Figure scripts
══════════

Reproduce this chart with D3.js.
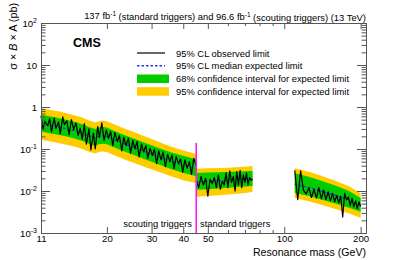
<!DOCTYPE html>
<meta charset="utf-8">
<script src="https://d3js.org/d3.v7.min.js"></script>
<style>
  body { margin: 0; background: #fff; }
  text { font-family: "Liberation Sans", Arial, Helvetica, sans-serif; }
</style>
<div id="my_dataviz"></div>
<script>

// ---- expected limits (pb): coarse mass points, one table per region
var expScoutMass = [11, 12, 13, 14, 15, 16, 17, 18, 18.6, 19.2, 20, 21, 22, 24, 26, 28, 30, 33, 36, 40, 45];
var expScoutLo95 = [0.165, 0.15, 0.138, 0.125, 0.113, 0.10, 0.086, 0.078, 0.085, 0.087, 0.085, 0.074, 0.066, 0.053, 0.045, 0.038, 0.033, 0.027, 0.022, 0.018, 0.0152];
var expScoutLo68 = [0.26, 0.235, 0.215, 0.195, 0.175, 0.155, 0.133, 0.12, 0.13, 0.134, 0.13, 0.114, 0.101, 0.082, 0.069, 0.058, 0.05, 0.04, 0.033, 0.027, 0.0225];
var expScoutMed  = [0.40, 0.36, 0.33, 0.30, 0.27, 0.24, 0.205, 0.185, 0.20, 0.205, 0.20, 0.175, 0.155, 0.125, 0.105, 0.088, 0.075, 0.060, 0.050, 0.041, 0.034];
var expScoutHi68 = [0.65, 0.59, 0.54, 0.49, 0.44, 0.39, 0.335, 0.30, 0.325, 0.335, 0.325, 0.285, 0.252, 0.204, 0.171, 0.143, 0.122, 0.099, 0.083, 0.069, 0.057];
var expScoutHi95 = [0.93, 0.85, 0.78, 0.70, 0.63, 0.56, 0.48, 0.43, 0.46, 0.475, 0.46, 0.405, 0.36, 0.29, 0.243, 0.203, 0.172, 0.137, 0.113, 0.092, 0.076];

var expLowMass = [45, 50, 55, 60, 65, 70, 75];
var expLowLo95 = [0.0073, 0.0076, 0.0079, 0.0082, 0.0086, 0.009, 0.0095];
var expLowLo68 = [0.0107, 0.011, 0.0115, 0.012, 0.0124, 0.0128, 0.0132];
var expLowMed  = [0.0165, 0.017, 0.0175, 0.018, 0.0185, 0.019, 0.0195];
var expLowHi68 = [0.027, 0.0275, 0.028, 0.0285, 0.029, 0.0295, 0.030];
var expLowHi95 = [0.034, 0.035, 0.0355, 0.036, 0.037, 0.038, 0.0394];

var expHighMass = [110, 125, 140, 160, 180, 200];
var expHighLo95 = [0.0068, 0.0057, 0.0047, 0.0037, 0.0029, 0.0023];
var expHighLo68 = [0.0090, 0.0076, 0.0063, 0.0050, 0.0040, 0.0032];
var expHighMed  = [0.0145, 0.0121, 0.0100, 0.0079, 0.0062, 0.0045];
var expHighHi68 = [0.0265, 0.0218, 0.0176, 0.0133, 0.0100, 0.0068];
var expHighHi95 = [0.0350, 0.0287, 0.0230, 0.0173, 0.0130, 0.0089];

// ---- observed limits (pb)
var obsScoutMass = [11, 11.2, 11.4, 11.7, 11.9, 12.1, 12.4, 12.6, 12.9, 13.1, 13.4, 13.6, 13.9, 14.2, 14.5, 14.8,
  15.1, 15.4, 15.7, 16, 16.3, 16.6, 17, 17.3, 17.7, 18, 18.4, 18.7, 19.1, 19.5, 19.9, 20.3, 20.7, 21.1, 21.5,
  22, 22.4, 22.9, 23.3, 23.8, 24.3, 24.8, 25.3, 25.8, 26.3, 26.8, 27.4, 27.9, 28.5, 29, 29.6, 30.2, 30.8, 31.4,
  32, 32.7, 33.3, 34, 34.7, 35.4, 36.1, 36.8, 37.5, 38.3, 39, 39.8, 40.6, 41.4, 42.3, 43.1, 44, 45];
var obsScout = [0.62, 0.30, 0.45, 0.36, 0.52, 0.26, 0.55, 0.31, 0.44, 0.23, 0.58, 0.38, 0.47, 0.22, 0.50, 0.29,
  0.42, 0.21, 0.31, 0.17, 0.40, 0.13, 0.30, 0.095, 0.24, 0.10, 0.34, 0.19, 0.42, 0.16, 0.28, 0.18, 0.26, 0.12, 0.25,
  0.15, 0.21, 0.09, 0.19, 0.12, 0.18, 0.08, 0.16, 0.10, 0.15, 0.065, 0.13, 0.085, 0.12, 0.06, 0.105, 0.07, 0.10, 0.045,
  0.09, 0.055, 0.085, 0.038, 0.075, 0.05, 0.072, 0.034, 0.066, 0.045, 0.058, 0.028, 0.055, 0.035, 0.05, 0.025, 0.06, 0.04];

var obsLowMass = [45, 46, 47, 48, 49, 50, 51, 52, 53, 54, 55, 56, 57, 58, 59, 60, 61, 62, 63, 64, 65, 66, 67, 68, 69, 70, 71, 72, 73, 74, 75];
var obsLow = [0.018, 0.012, 0.022, 0.014, 0.020, 0.0075, 0.019, 0.015, 0.021, 0.012, 0.024, 0.011, 0.017, 0.014, 0.027, 0.012,
  0.030, 0.016, 0.022, 0.010, 0.029, 0.014, 0.031, 0.012, 0.024, 0.016, 0.027, 0.014, 0.021, 0.018, 0.019];

var obsHighMass = [110, 113, 116, 119, 122, 125, 128, 131, 134, 137, 140, 143, 146, 149, 152, 155, 158, 161, 164, 167, 170, 173, 176, 179, 182, 185, 188, 191, 194, 197, 200];
var obsHigh = [0.031, 0.0062, 0.030, 0.0105, 0.0085, 0.012, 0.007, 0.011, 0.0068, 0.012, 0.0065, 0.0105, 0.0062, 0.0095, 0.0058, 0.0088,
  0.0055, 0.0078, 0.0052, 0.0075, 0.0024, 0.0088, 0.0062, 0.0072, 0.0045, 0.0068, 0.0042, 0.0058, 0.0038, 0.0055, 0.0043];

// trigger boundary
var splitMass = 45, splitTop = 0.14;

// axis ticks
var xMajor = [11, 20, 30, 40, 50, 100, 200];
var xMinor = [60, 70, 80, 90];
var yMajor = [1e-3, 1e-2, 1e-1, 1, 10, 100];

// set the dimensions and margins of the graph
var margin = {top: 23, right: 41, bottom: 27, left: 41},
    width = 407 - margin.left - margin.right,
    height = 260 - margin.top - margin.bottom;

var svgRoot = d3.select("#my_dataviz")
  .append("svg")
    .attr("width", 407)
    .attr("height", 260);
var svg = svgRoot.append("g")
    .attr("transform", "translate(" + margin.left + "," + margin.top + ")");

var x = d3.scaleLog().domain([11, 210]).range([0, width]);
var y = d3.scaleLog().domain([1e-3, 1e2]).range([height, 0]);

function rows(mass, lo95, lo68, med, hi68, hi95) {
  return mass.map(function(m, i) {
    return {m: m, lo95: lo95[i], lo68: lo68[i], med: med[i], hi68: hi68[i], hi95: hi95[i]};
  });
}
var regions = [
  rows(expScoutMass, expScoutLo95, expScoutLo68, expScoutMed, expScoutHi68, expScoutHi95),
  rows(expLowMass, expLowLo95, expLowLo68, expLowMed, expLowHi68, expLowHi95),
  rows(expHighMass, expHighLo95, expHighLo68, expHighMed, expHighHi68, expHighHi95)
];
var observed = [
  obsScoutMass.map(function(m, i) { return [m, obsScout[i]]; }),
  obsLowMass.map(function(m, i) { return [m, obsLow[i]]; }),
  obsHighMass.map(function(m, i) { return [m, obsHigh[i]]; })
];

var band95 = d3.area().x(function(d) { return x(d.m); })
  .y0(function(d) { return y(d.lo95); }).y1(function(d) { return y(d.hi95); });
var band68 = d3.area().x(function(d) { return x(d.m); })
  .y0(function(d) { return y(d.lo68); }).y1(function(d) { return y(d.hi68); });
var medLine = d3.line().x(function(d) { return x(d.m); }).y(function(d) { return y(d.med); });
var obsLine = d3.line().x(function(d) { return x(d[0]); }).y(function(d) { return y(d[1]); });

var blue = "#2233ff";

svg.selectAll(".b95").data(regions).enter().append("path")
  .attr("d", band95).style("fill", "#ffcc00");
svg.selectAll(".b68").data(regions).enter().append("path")
  .attr("d", band68).style("fill", "#00cc00");
svg.selectAll(".med").data(regions).enter().append("path")
  .attr("d", medLine).style("fill", "none")
  .style("stroke", blue).style("stroke-width", 1.3).style("stroke-dasharray", "2.5,2");
svg.selectAll(".obs").data(observed).enter().append("path")
  .attr("d", obsLine).style("fill", "none")
  .style("stroke", "#000").style("stroke-width", 1.2).style("stroke-linejoin", "round");

// boundary between trigger streams
svg.append("line")
  .attr("x1", x(splitMass)).attr("x2", x(splitMass))
  .attr("y1", y(splitTop)).attr("y2", height)
  .style("stroke", "#ee22ee").style("stroke-width", 1.6);

// axes (ROOT style: ticks inside, mirrored)
var axisColor = "#555";
function styleAxis(g) {
  g.selectAll("path, line").style("stroke", axisColor);
  g.selectAll("text").style("fill", "#000").style("font-size", "9.6px")
    .style("font-family", '"Liberation Sans", Arial, sans-serif');
}
var yMinor = [];
yMajor.slice(0, -1).forEach(function(d) { for (var k = 2; k < 10; k++) yMinor.push(d * k); });

svg.append("g").attr("transform", "translate(0," + height + ")")
  .call(d3.axisBottom(x).tickValues(xMajor).tickFormat(d3.format("d")).tickSizeInner(-6).tickSizeOuter(0).tickPadding(2.5))
  .call(styleAxis);
svg.append("g").attr("transform", "translate(0," + height + ")")
  .call(d3.axisBottom(x).tickValues(xMinor).tickFormat("").tickSizeInner(-3).tickSizeOuter(0))
  .call(styleAxis);
svg.append("g")
  .call(d3.axisTop(x).tickValues(xMajor).tickFormat("").tickSizeInner(-6).tickSizeOuter(0))
  .call(styleAxis);
svg.append("g")
  .call(d3.axisTop(x).tickValues(xMinor).tickFormat("").tickSizeInner(-3).tickSizeOuter(0))
  .call(styleAxis);

var gLeft = svg.append("g")
  .call(d3.axisLeft(y).tickValues(yMajor).tickSizeInner(-9).tickSizeOuter(0).tickPadding(4))
  .call(styleAxis);
gLeft.selectAll(".tick text").each(function(d) {
  var t = d3.select(this).text(""), e = Math.round(Math.log10(d));
  if (e === 0) t.text("1");
  else if (e === 1) t.text("10");
  else {
    t.append("tspan").text("10");
    t.append("tspan").attr("dy", "-0.45em").style("font-size", "7px").text(e);
  }
});
svg.append("g")
  .call(d3.axisLeft(y).tickValues(yMinor).tickFormat("").tickSizeInner(-4.5).tickSizeOuter(0))
  .call(styleAxis);
svg.append("g").attr("transform", "translate(" + width + ",0)")
  .call(d3.axisRight(y).tickValues(yMajor).tickFormat("").tickSizeInner(-9).tickSizeOuter(0))
  .call(styleAxis);
svg.append("g").attr("transform", "translate(" + width + ",0)")
  .call(d3.axisRight(y).tickValues(yMinor).tickFormat("").tickSizeInner(-4.5).tickSizeOuter(0))
  .call(styleAxis);

// axis titles
svgRoot.append("text")
  .attr("x", 366).attr("y", 256).attr("text-anchor", "end")
  .style("font-size", "10.6px").text("Resonance mass (GeV)");
var yt = svgRoot.append("text")
  .attr("transform", "translate(17,3) rotate(-90)").attr("text-anchor", "end")
  .style("font-size", "10.8px");
yt.append("tspan").text("\u03c3 \u00d7 ");
yt.append("tspan").style("font-style", "italic").text("B");
yt.append("tspan").text(" \u00d7 A (pb)");

// lumi label
var lumi = svgRoot.append("text")
  .attr("x", 366).attr("y", 18.5).attr("text-anchor", "end")
  .style("font-size", "9.4px");
lumi.append("tspan").text("137 fb");
lumi.append("tspan").attr("dy", "-0.4em").style("font-size", "6.5px").text("-1");
lumi.append("tspan").attr("dy", "0.4em").text(" (standard triggers) and 96.6 fb");
lumi.append("tspan").attr("dy", "-0.4em").style("font-size", "6.5px").text("-1");
lumi.append("tspan").attr("dy", "0.4em").text(" (scouting triggers) (13 TeV)");

svgRoot.append("text")
  .attr("x", 73).attr("y", 46.5)
  .style("font-size", "12.5px").style("font-weight", "bold").text("CMS");

// region labels
svgRoot.append("text")
  .attr("x", 192).attr("y", 226.5).attr("text-anchor", "end")
  .style("font-size", "9.4px").text("scouting triggers");
svgRoot.append("text")
  .attr("x", 200).attr("y", 226.5)
  .style("font-size", "9.4px").text("standard triggers");

// legend
var legendItems = ["95% CL observed limit", "95% CL median expected limit",
  "68% confidence interval for expected limit", "95% confidence interval for expected limit"];
var legend = svgRoot.append("g").attr("transform", "translate(137,53)");
legend.selectAll("text").data(legendItems).enter().append("text")
  .attr("x", 39).attr("y", function(d, i) { return i * 12.7 + 3.5; })
  .style("font-size", "9.4px").text(function(d) { return d; });
legend.append("line").attr("x1", 0).attr("x2", 28).attr("y1", 0).attr("y2", 0)
  .style("stroke", "#000").style("stroke-width", 1.2);
legend.append("line").attr("x1", 0).attr("x2", 28).attr("y1", 12.7).attr("y2", 12.7)
  .style("stroke", blue).style("stroke-width", 1.5).style("stroke-dasharray", "2.5,2");
legend.append("rect").attr("x", 0).attr("y", 21.5).attr("width", 32).attr("height", 8.5)
  .style("fill", "#00cc00");
legend.append("rect").attr("x", 0).attr("y", 34.2).attr("width", 32).attr("height", 8.5)
  .style("fill", "#ffcc00");

</script>
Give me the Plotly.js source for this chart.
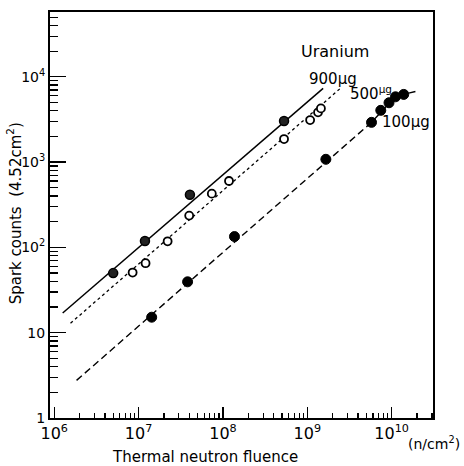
<!DOCTYPE html>
<html>
<head>
<meta charset="utf-8">
<script src="https://cdn.plot.ly/plotly-3.0.1.min.js"></script>
<style>html,body{margin:0;padding:0;background:#fff;}#chart{width:464px;height:466px;}</style>
</head>
<body>
<div id="chart"></div>
<script>
// 900 µg
const x900 = [5.0e6, 1.19e7, 4.06e7, 5.3e8];
const y900 = [50, 119, 415, 3030];
const fit900x = [1.26e6, 1.54e9];
const fit900y = [17, 7310];
// 500 µg
const x500 = [8.5e6, 1.21e7, 2.21e7, 3.98e7, 7.38e7, 1.18e8, 5.3e8, 1.08e9, 1.34e9, 1.45e9];
const y500 = [50.7, 65.3, 118, 236, 427, 601, 1865, 3110, 3830, 4265];
const fit500x = [1.56e6, 2.54e9];
const fit500y = [12.9, 7510];
// 100 µg
const x100 = [1.43e7, 3.81e7, 1.37e8, 1.66e9, 5.77e9, 7.43e9, 9.3e9, 1.11e10, 1.39e10];
const y100 = [15.2, 39.5, 134, 1079, 2925, 4045, 4965, 5830, 6220];
const fit100x = [1.84e6, 5.77e9, 9.3e9, 1.39e10, 2.06e10];
const fit100y = [2.76, 2925, 4880, 6220, 6860];

const xTickVals = [1e6, 1e7, 1e8, 1e9, 1e10];
const xTickText = ['10<sup>6</sup>', '10<sup>7</sup>', '10<sup>8</sup>', '10<sup>9</sup>', '10<sup>10</sup>'];
const yTickVals = [1, 10, 100, 1000, 10000];
const yTickText = ['1', '10', '10<sup>2</sup>', '10<sup>3</sup>', '10<sup>4</sup>'];

function minors(lo, hi) {
  const out = [];
  for (let e = lo; e <= hi; e++) for (let m = 2; m <= 9; m++) out.push(m * Math.pow(10, e));
  return out;
}

const FAM = 'DejaVu Sans, sans-serif';

const traces = [
  {x: fit900x, y: fit900y, mode: 'lines', line: {color: '#000', width: 1.5, dash: 'solid'}, showlegend: false, hoverinfo: 'skip'},
  {x: fit500x, y: fit500y, mode: 'lines', line: {color: '#000', width: 1.3, dash: 'dot'}, showlegend: false, hoverinfo: 'skip'},
  {x: fit100x, y: fit100y, mode: 'lines', line: {color: '#000', width: 1.4, dash: '7px,4px'}, showlegend: false, hoverinfo: 'skip'},
  {x: x900, y: y900, mode: 'markers', marker: {symbol: 'circle', size: 9, color: '#222', line: {color: '#000', width: 1.5}}, showlegend: false},
  {x: x500, y: y500, mode: 'markers', marker: {symbol: 'circle', size: 8, color: '#fff', line: {color: '#000', width: 1.8}}, showlegend: false},
  {x: x100, y: y100, mode: 'markers', marker: {symbol: 'circle', size: 10, color: '#000', line: {color: '#000', width: 1}}, showlegend: false}
];

const layout = {
  width: 464, height: 466,
  margin: {l: 50, r: 31, t: 12, b: 48},
  paper_bgcolor: '#fff', plot_bgcolor: '#fff',
  font: {family: FAM, color: '#000'},
  showlegend: false,
  xaxis: {
    type: 'log', range: [5.95, 10.49],
    tickmode: 'array', tickvals: xTickVals, ticktext: xTickText,
    ticks: 'inside', ticklen: 11, tickwidth: 1.3, tickcolor: '#000',
    minor: {tickmode: 'array', tickvals: minors(6, 10), ticks: 'inside', ticklen: 5, tickwidth: 1.2, tickcolor: '#000', showgrid: false},
    showline: true, linecolor: '#000', linewidth: 2, mirror: true,
    showgrid: false, zeroline: false,
    tickfont: {family: FAM, size: 16, color: '#000'}
  },
  yaxis: {
    type: 'log', range: [0, 4.76],
    tickmode: 'array', tickvals: yTickVals, ticktext: yTickText,
    ticks: 'inside', ticklen: 16, tickwidth: 1.3, tickcolor: '#000',
    minor: {tickmode: 'array', tickvals: minors(0, 4), ticks: 'inside', ticklen: 8, tickwidth: 1.2, tickcolor: '#000', showgrid: false},
    showline: true, linecolor: '#000', linewidth: 2, mirror: true,
    showgrid: false, zeroline: false,
    tickfont: {family: FAM, size: 14, color: '#000'}
  },
  annotations: [
    {text: 'Spark counts  (4.52cm<sup>2</sup>)', xref: 'paper', yref: 'paper', x: -0.093, y: 0.505, textangle: -90, xanchor: 'center', yanchor: 'middle', showarrow: false, font: {family: FAM, size: 15, color: '#000'}},
    {text: 'Thermal neutron fluence', xref: 'paper', yref: 'paper', x: 0.405, y: -0.095, xanchor: 'center', yanchor: 'middle', showarrow: false, font: {family: FAM, size: 15, color: '#000'}},
    {text: 'Uranium', xref: 'paper', yref: 'paper', x: 0.745, y: 0.902, xanchor: 'center', yanchor: 'middle', showarrow: false, font: {family: FAM, size: 16, color: '#000'}},
    {text: '900μg', xref: 'paper', yref: 'paper', x: 0.74, y: 0.835, xanchor: 'center', yanchor: 'middle', showarrow: false, font: {family: FAM, size: 15, color: '#000'}},
    {text: '500<sup>μg</sup>', xref: 'paper', yref: 'paper', x: 0.838, y: 0.8, xanchor: 'center', yanchor: 'middle', showarrow: false, font: {family: FAM, size: 15, color: '#000'}},
    {text: '100μg', xref: 'paper', yref: 'paper', x: 0.93, y: 0.73, xanchor: 'center', yanchor: 'middle', showarrow: false, font: {family: FAM, size: 15, color: '#000'}},
    {text: '(n/cm<sup>2</sup>)', xref: 'paper', yref: 'paper', x: 1.076, y: -0.062, xanchor: 'right', yanchor: 'middle', showarrow: false, font: {family: FAM, size: 14, color: '#000'}}
  ]
};

Plotly.newPlot('chart', traces, layout, {displayModeBar: false, staticPlot: true});
</script>
</body>
</html>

══════════

The problem »
Write out exactly the lines from the one that has "Give me the Plotly.js source for this chart." down to the one that has "const FAM = 'DejaVu Sans, sans-serif';", including both. Pictures stay out of the copy.

Response to this exercise »
Give me the Plotly.js source for this chart.
<!DOCTYPE html>
<html>
<head>
<meta charset="utf-8">
<script src="https://cdn.plot.ly/plotly-3.0.1.min.js"></script>
<style>html,body{margin:0;padding:0;background:#fff;}#chart{width:464px;height:466px;}</style>
</head>
<body>
<div id="chart"></div>
<script>
// 900 µg
const x900 = [5.0e6, 1.19e7, 4.06e7, 5.3e8];
const y900 = [50, 119, 415, 3030];
const fit900x = [1.26e6, 1.54e9];
const fit900y = [17, 7310];
// 500 µg
const x500 = [8.5e6, 1.21e7, 2.21e7, 3.98e7, 7.38e7, 1.18e8, 5.3e8, 1.08e9, 1.34e9, 1.45e9];
const y500 = [50.7, 65.3, 118, 236, 427, 601, 1865, 3110, 3830, 4265];
const fit500x = [1.56e6, 2.54e9];
const fit500y = [12.9, 7510];
// 100 µg
const x100 = [1.43e7, 3.81e7, 1.37e8, 1.66e9, 5.77e9, 7.43e9, 9.3e9, 1.11e10, 1.39e10];
const y100 = [15.2, 39.5, 134, 1079, 2925, 4045, 4965, 5830, 6220];
const fit100x = [1.84e6, 5.77e9, 9.3e9, 1.39e10, 2.06e10];
const fit100y = [2.76, 2925, 4880, 6220, 6860];

const xTickVals = [1e6, 1e7, 1e8, 1e9, 1e10];
const xTickText = ['10<sup>6</sup>', '10<sup>7</sup>', '10<sup>8</sup>', '10<sup>9</sup>', '10<sup>10</sup>'];
const yTickVals = [1, 10, 100, 1000, 10000];
const yTickText = ['1', '10', '10<sup>2</sup>', '10<sup>3</sup>', '10<sup>4</sup>'];

function minors(lo, hi) {
  const out = [];
  for (let e = lo; e <= hi; e++) for (let m = 2; m <= 9; m++) out.push(m * Math.pow(10, e));
  return out;
}

const FAM = 'DejaVu Sans, sans-serif';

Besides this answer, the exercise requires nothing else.